### Dataset extract
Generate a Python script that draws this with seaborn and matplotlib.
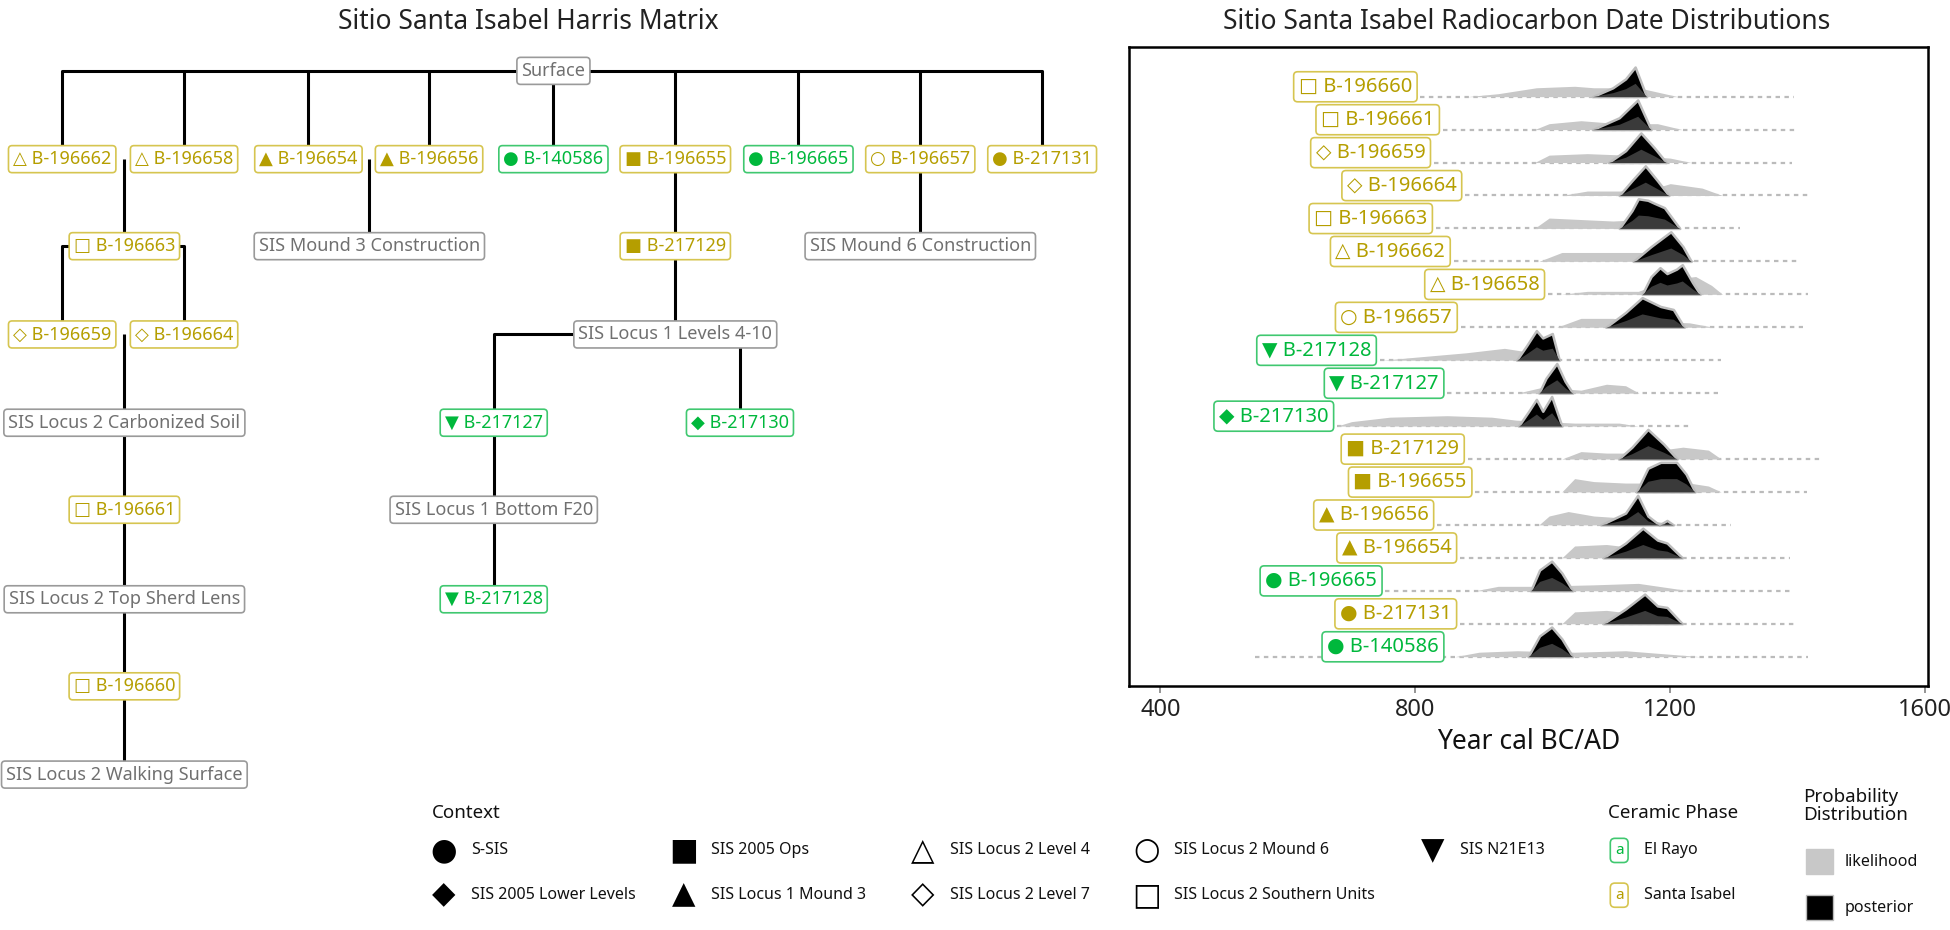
import matplotlib
matplotlib.use("Agg")
import matplotlib.pyplot as plt
import seaborn as sns
import numpy as np
import pandas as pd

sns.set_theme(style="white")
plt.rcParams['font.family'] = ['Noto Sans', 'DejaVu Sans']

YEL = "#B59E00"; YEL_E = "#D6C550"
GRN = "#00B83C"; GRN_E = "#40C870"
GRY = "#707070"; GRY_E = "#9A9A9A"
SYM = {"S-SIS": "●", "SIS 2005 Ops": "■", "SIS Locus 2 Level 4": "△", "SIS Locus 2 Mound 6": "○",
       "SIS N21E13": "▼", "SIS 2005 Lower Levels": "◆", "SIS Locus 1 Mound 3": "▲",
       "SIS Locus 2 Level 7": "◇", "SIS Locus 2 Southern Units": "□"}

# ---- radiocarbon data (top to bottom) ----
samples = ["B-196660", "B-196661", "B-196659", "B-196664", "B-196663", "B-196662", "B-196658", "B-196657",
           "B-217128", "B-217127", "B-217130", "B-217129", "B-196655", "B-196656", "B-196654", "B-196665",
           "B-217131", "B-140586"]
phase = ["SI", "SI", "SI", "SI", "SI", "SI", "SI", "SI", "ER", "ER", "ER", "SI", "SI", "SI", "SI", "ER", "SI", "ER"]
context = ["SIS Locus 2 Southern Units", "SIS Locus 2 Southern Units", "SIS Locus 2 Level 7", "SIS Locus 2 Level 7",
           "SIS Locus 2 Southern Units", "SIS Locus 2 Level 4", "SIS Locus 2 Level 4", "SIS Locus 2 Mound 6",
           "SIS N21E13", "SIS N21E13", "SIS 2005 Lower Levels", "SIS 2005 Ops", "SIS 2005 Ops",
           "SIS Locus 1 Mound 3", "SIS Locus 1 Mound 3", "S-SIS", "S-SIS", "S-SIS"]
range_start = [808, 843, 829, 878, 832, 860, 1008, 871, 744, 850, 677, 882, 894, 834, 870, 753, 870, 548]
range_end = [1395, 1400, 1391, 1419, 1310, 1400, 1416, 1409, 1279, 1275, 1235, 1440, 1414, 1296, 1388, 1388, 1398, 1416]
label_right = [808, 843, 829, 878, 832, 860, 1008, 871, 744, 850, 677, 882, 894, 834, 870, 753, 870, 850]
posterior = [
    [(1078, 0), (1110, .3), (1130, .6), (1145, 1), (1163, 0)],
    [(1078, 0), (1120, .4), (1149, 1), (1170, 0)],
    [(1103, 0), (1130, .4), (1154, 1), (1175, .5), (1194, 0)],
    [(1120, 0), (1140, .5), (1161, 1), (1180, .5), (1198, 0)],
    [(1120, 0), (1140, .6), (1150, 1), (1165, .95), (1175, .85), (1191, .7), (1215, 0)],
    [(1142, 0), (1170, .5), (1201, 1), (1220, .5), (1233, 0)],
    [(1156, 0), (1170, .6), (1184, .9), (1195, .7), (1210, .85), (1219, 1), (1235, .4), (1247, 0)],
    [(1099, 0), (1130, .5), (1156, 1), (1185, .7), (1205, .6), (1222, 0)],
    [(959, 0), (975, .5), (990, 1), (1000, .75), (1015, .9), (1026, 0)],
    [(994, 0), (1005, .5), (1022, 1), (1035, .4), (1047, 0)],
    [(962, 0), (978, .5), (990, .9), (1000, .5), (1014, 1), (1030, 0)],
    [(1119, 0), (1140, .4), (1165, 1), (1190, .5), (1211, 0)],
    [(1147, 0), (1165, .8), (1185, 1), (1210, 1), (1225, .6), (1239, 0)],
    [(1091, 0), (1130, .4), (1149, 1), (1165, .3), (1183, 0), (1195, .15), (1205, 0)],
    [(1095, 0), (1130, .5), (1157, 1), (1180, .6), (1195, .5), (1219, 0)],
    [(981, 0), (995, .7), (1014, 1), (1030, .6), (1047, 0)],
    [(1095, 0), (1130, .5), (1160, 1), (1180, .6), (1195, .55), (1219, 0)],
    [(977, 0), (995, .7), (1014, 1), (1030, .6), (1047, 0)],
]
likelihood = [
    [(881, 0), (930, .1), (990, .3), (1050, .35), (1080, .3), (1150, .3), (1212, 0)],
    [(987, 0), (1010, .2), (1060, .3), (1120, .2), (1180, .2), (1219, 0)],
    [(987, 0), (1010, .25), (1070, .3), (1130, .25), (1200, .15), (1233, 0)],
    [(1029, 0), (1070, .15), (1120, .15), (1170, .2), (1200, .4), (1250, .25), (1282, 0)],
    [(987, 0), (1010, .35), (1060, .3), (1110, .25), (1160, .3), (1212, 0)],
    [(994, 0), (1030, .3), (1100, .3), (1160, .3), (1210, .2), (1240, 0)],
    [(1029, 0), (1070, .1), (1150, .1), (1200, .5), (1240, .6), (1265, .3), (1282, 0)],
    [(1022, 0), (1060, .3), (1110, .3), (1160, .2), (1230, .15), (1268, 0)],
    [(748, 0), (800, .1), (880, .25), (940, .4), (1000, .2), (1029, 0)],
    [(960, 0), (1000, .2), (1060, .1), (1100, .3), (1130, .25), (1151, 0)],
    [(677, 0), (700, .15), (760, .3), (850, .35), (920, .3), (958, .2), (1050, .1), (1120, .1), (1150, 0)],
    [(1030, 0), (1060, .25), (1100, .2), (1150, .2), (1220, .4), (1260, .3), (1280, 0)],
    [(1030, 0), (1050, .45), (1080, .35), (1130, .3), (1230, .3), (1260, .2), (1280, 0)],
    [(994, 0), (1010, .3), (1040, .45), (1080, .3), (1150, .2), (1215, 0)],
    [(1030, 0), (1050, .4), (1100, .45), (1160, .3), (1223, 0)],
    [(894, 0), (930, .15), (980, .15), (1080, .2), (1150, .25), (1230, 0)],
    [(1030, 0), (1050, .4), (1100, .45), (1160, .3), (1223, 0)],
    [(862, 0), (900, .15), (960, .2), (1050, .15), (1130, .2), (1247, 0)],
]
x_ticks = [400, 800, 1200, 1600]

# ---- Harris matrix ----
tree_nodes = {
    "Surface": (445, 57, "G"),
    "B-196662": (50, 128, "SI"), "B-196658": (148, 128, "SI"), "B-196654": (248, 128, "SI"),
    "B-196656": (345, 128, "SI"), "B-140586": (445, 128, "ER"), "B-196655": (543, 128, "SI"),
    "B-196665": (642, 128, "ER"), "B-196657": (740, 128, "SI"), "B-217131": (838, 128, "SI"),
    "B-196663": (100, 198, "SI"), "SIS Mound 3 Construction": (297, 198, "G"),
    "B-217129": (543, 198, "SI"), "SIS Mound 6 Construction": (740, 198, "G"),
    "B-196659": (50, 269, "SI"), "B-196664": (148, 269, "SI"), "SIS Locus 1 Levels 4-10": (543, 269, "G"),
    "SIS Locus 2 Carbonized Soil": (100, 340, "G"), "B-217127": (397, 340, "ER"), "B-217130": (595, 340, "ER"),
    "B-196661": (100, 410, "SI"), "SIS Locus 1 Bottom F20": (397, 410, "G"),
    "SIS Locus 2 Top Sherd Lens": (100, 482, "G"), "B-217128": (397, 482, "ER"),
    "B-196660": (100, 552, "SI"), "SIS Locus 2 Walking Surface": (100, 623, "G"),
}
tree_lines = [
    [(50, 128), (50, 57), (838, 57), (838, 128)],
    [(148, 57), (148, 128)], [(248, 57), (248, 128)], [(345, 57), (345, 128)], [(445, 57), (445, 128)],
    [(543, 57), (543, 269)], [(642, 57), (642, 128)], [(740, 57), (740, 198)],
    [(100, 128), (100, 198)], [(297, 128), (297, 198)],
    [(50, 269), (50, 198), (148, 198), (148, 269)], [(100, 269), (100, 623)],
    [(397, 482), (397, 269), (595, 269), (595, 340)],
]

fig = plt.figure(figsize=(19.5, 9.3), dpi=100)
bg = fig.add_axes([0, 0, 1, 1])
bg.set_xlim(0, 1568); bg.set_ylim(748, 0); bg.axis("off")

def col(p):
    return {"SI": (YEL, YEL_E), "ER": (GRN, GRN_E), "G": (GRY, GRY_E)}[p]

ctx_of = dict(zip(samples, context))
for seg in tree_lines:
    xs, ys = zip(*seg)
    bg.plot(xs, ys, color="black", lw=2.2, zorder=1, solid_capstyle="butt")
for name, (x, y, p) in tree_nodes.items():
    c, e = col(p)
    lab = f"{SYM[ctx_of[name]]} {name}" if name in ctx_of else name
    bg.text(x, y, lab, ha="center", va="center", color=c, fontsize=13, zorder=3,
            bbox=dict(boxstyle="round,pad=0.25,rounding_size=0.2", fc="white", ec=e, lw=1.2))

bg.text(425, 18, "Sitio Santa Isabel Harris Matrix", ha="center", va="center", fontsize=19, color="#222222")
bg.text(1228, 18, "Sitio Santa Isabel Radiocarbon Date Distributions", ha="center", va="center",
        fontsize=19, color="#222222")

# legend: Context
bg.text(347, 654, "Context", ha="left", va="center", fontsize=13.5, color="#111111")
leg_ctx = [("S-SIS", 357, 684), ("SIS 2005 Ops", 550, 684), ("SIS Locus 2 Level 4", 742, 684),
           ("SIS Locus 2 Mound 6", 922, 684), ("SIS N21E13", 1152, 684),
           ("SIS 2005 Lower Levels", 357, 720), ("SIS Locus 1 Mound 3", 550, 720),
           ("SIS Locus 2 Level 7", 742, 720), ("SIS Locus 2 Southern Units", 922, 720)]
for name, x, y in leg_ctx:
    bg.text(x, y, SYM[name], ha="center", va="center", fontsize=22, color="black",
            family=["DejaVu Sans"])
    bg.text(x + 22, y, name, ha="left", va="center", fontsize=11.5, color="#111111")
# Ceramic phase
bg.text(1293, 654, "Ceramic Phase", ha="left", va="center", fontsize=13.5, color="#111111")
for lab, p, y in [("El Rayo", "ER", 684), ("Santa Isabel", "SI", 720)]:
    c, e = col(p)
    bg.text(1302, y, "a", ha="center", va="center", color=c, fontsize=11,
            bbox=dict(boxstyle="round,pad=0.3", fc="white", ec=e, lw=1.2))
    bg.text(1322, y, lab, ha="left", va="center", fontsize=11.5, color="#111111")
# Probability distribution
bg.text(1450, 648, "Probability\nDistribution", ha="left", va="center", fontsize=13.5, color="#111111",
        linespacing=1.0)
bg.add_patch(plt.Rectangle((1452, 683), 22, 20, fc="#C8C8C8", ec="#C8C8C8"))
bg.add_patch(plt.Rectangle((1452, 720), 22, 20, fc="black", ec="#BBBBBB"))
bg.text(1483, 693, "likelihood", ha="left", va="center", fontsize=11.5, color="#111111")
bg.text(1483, 730, "posterior", ha="left", va="center", fontsize=11.5, color="#111111")

# ---- right panel ----
ax = fig.add_axes([908 / 1568, 1 - 552 / 748, 642 / 1568, 514 / 748])
H = 0.9
for i, s in enumerate(samples):
    base = pd.DataFrame({"year": [range_start[i], range_end[i]], "y": [i, i]})
    sns.lineplot(data=base, x="year", y="y", ax=ax, color="#BBBBBB", lw=1.6, linestyle=(0, (2, 2)),
                 zorder=1, estimator=None)
    lx, lh = zip(*likelihood[i])
    ax.fill_between(lx, i, i - np.array(lh) * H, color="#C8C8C8", lw=0, zorder=2)
    px, ph = zip(*posterior[i])
    ph = np.array(ph)
    ax.fill_between(px, i, i - ph * H, color="black", ec="#BDBDBD", lw=1.8, zorder=3)
    ax.fill_between(px, i, i - ph * H * 0.45, color="#3A3A3A", lw=0, zorder=3.5)
    c, e = col(phase[i])
    ax.annotate(f"{SYM[context[i]]} {s}", xy=(label_right[i], i - 0.3), xytext=(-6, 0),
                textcoords="offset points", ha="right", va="center", color=c, fontsize=14.5, zorder=5,
                bbox=dict(boxstyle="round,pad=0.25,rounding_size=0.2", fc="white", ec=e, lw=1.2))

ax.set_xlim(351, 1604)
ax.set_ylim(17.9, -1.5)
ax.set_yticks([])
ax.set_xticks(x_ticks)
ax.set_xticklabels([str(t) for t in x_ticks], fontsize=17, color="#222222")
ax.tick_params(axis="x", length=5, color="#888888", bottom=True)
ax.set_xlabel("Year cal BC/AD", fontsize=19, color="#111111", labelpad=4)
ax.set_ylabel("")
for sp in ax.spines.values():
    sp.set_color("black"); sp.set_linewidth(1.8)

fig.savefig("out.png", dpi=100)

### Do this
Give again, word for word, every line from the top of the data through the line with "plt.rcParams['font.family'] = ['Noto", both ends included, and exclude the pictures.

### Completed exercise
Generate a Python script that draws this with seaborn and matplotlib.
import matplotlib
matplotlib.use("Agg")
import matplotlib.pyplot as plt
import seaborn as sns
import numpy as np
import pandas as pd

sns.set_theme(style="white")
plt.rcParams['font.family'] = ['Noto Sans', 'DejaVu Sans']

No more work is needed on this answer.